The system was designed in three versions: first, the regular camera was used to capture the image and
personal computer (PC) was used to run the extraction and comparison algorithm. Next, the regular
camera was replaced with the DSP-based camera in order to increase the speed of image capturing. Finally,
algorithm was implemented on the camera DSP, removing PC from the system, which brought significant
performance improvements in algorithm execution with the goal of achieving the real-time execution.
The proposed system is used to automate the verification step on the final production line of digital TV
sets. To the best of our knowledge, the verification step on the final production is mostly performed
manually, by a human observing the TV screen. The TVs which are being tested are coming on a
production line and passing through several test stations. Each station tests a particular part of the TV
system, e.g., component mount control, High-Definition Multimedia Interface (HDMI) or SCART. Each
station has a person working on it. The worker’s job is to select desired test sequences and detect faults on
the TV screen by directly observing the TV screen and reporting if that particular TV passes or fails the
tests. Since the current method of verification is manual, many subjective errors are possible. Also, the
speed of a manual verification system is slow. The worker needs to perform manual and visual check of the
TV screen as well as to connect the TV set to a particular signal generator. The proposed system aims to
eliminate the need for many human workers at the verification step on the final production line, aiming to
automate the verification process. The time required for verification step decreased by a factor of 5 when
using the proposed system on the final pro duction line instead of a manual one [35].

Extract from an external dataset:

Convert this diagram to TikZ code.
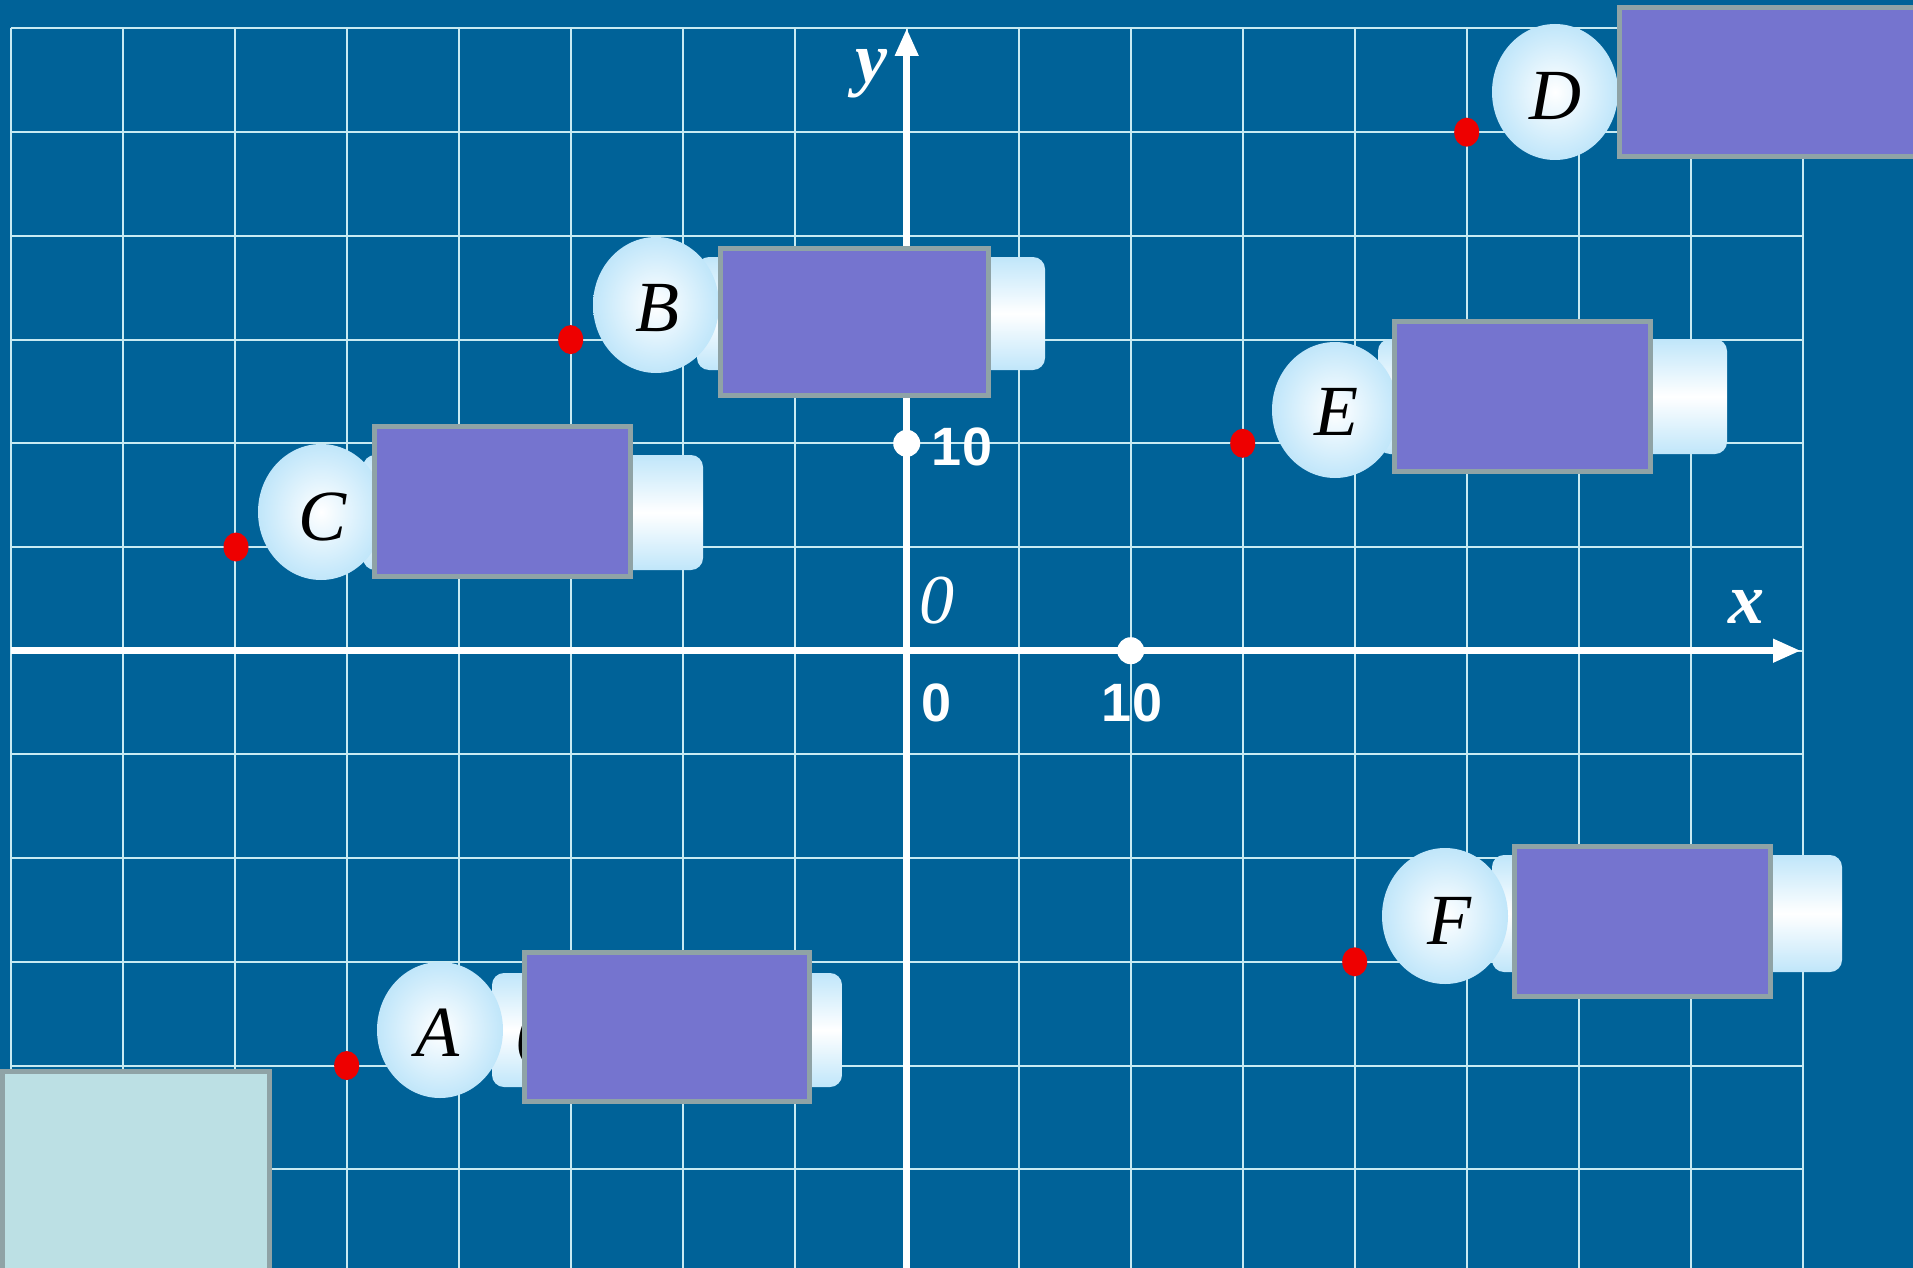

The rest of the article is organized as follows: first, the system overview is presented. The detailed
explanation of the central part of the system, the TV screen extraction and comparison algorithm, follows.
5
Three methods for image comparison: LAE, NCC, and block-based normalized cross-correlation
(NCC-BB) are explained and compared. Next, DSP-based implementation of the proposed system is
presented. Finally, experimental results are presented with some concluding remarks.
2 System overview
The proposed verification system consists of a TV set being verified, signal generator connected to the TV
set, camera for image capturing and central processing unit for execution of the algorithm, system control
and presentation of the results. The diagram of the system is presented in Figure 1.
The captured and the reference images are used as inputs to the detection and comparison algorithm,
presented in the following sections. The main challenge in algorithm design was to make a robust method
of detecting the borders of TV screen and transform the TV screen content from the captured image to the
dimensions of the reference image. The two images need to have the same dimensions for comparison.
Transformation is the crucial part b efore the comparison can be performed because the TV screen content
does not appear as a rectangle in the captured image. Instead, it appears as a slightly curved quadrilateral
due to the curvature of the camera lenses and relative orientation of the camera and the TV screen plane.
The transformation problem is addressed and transformation equations are derived in algorithm section.
The output of the algorithm is the similarity measure of the two contents. That output is used in making
the decision about the matching of the two contents, as discussed later.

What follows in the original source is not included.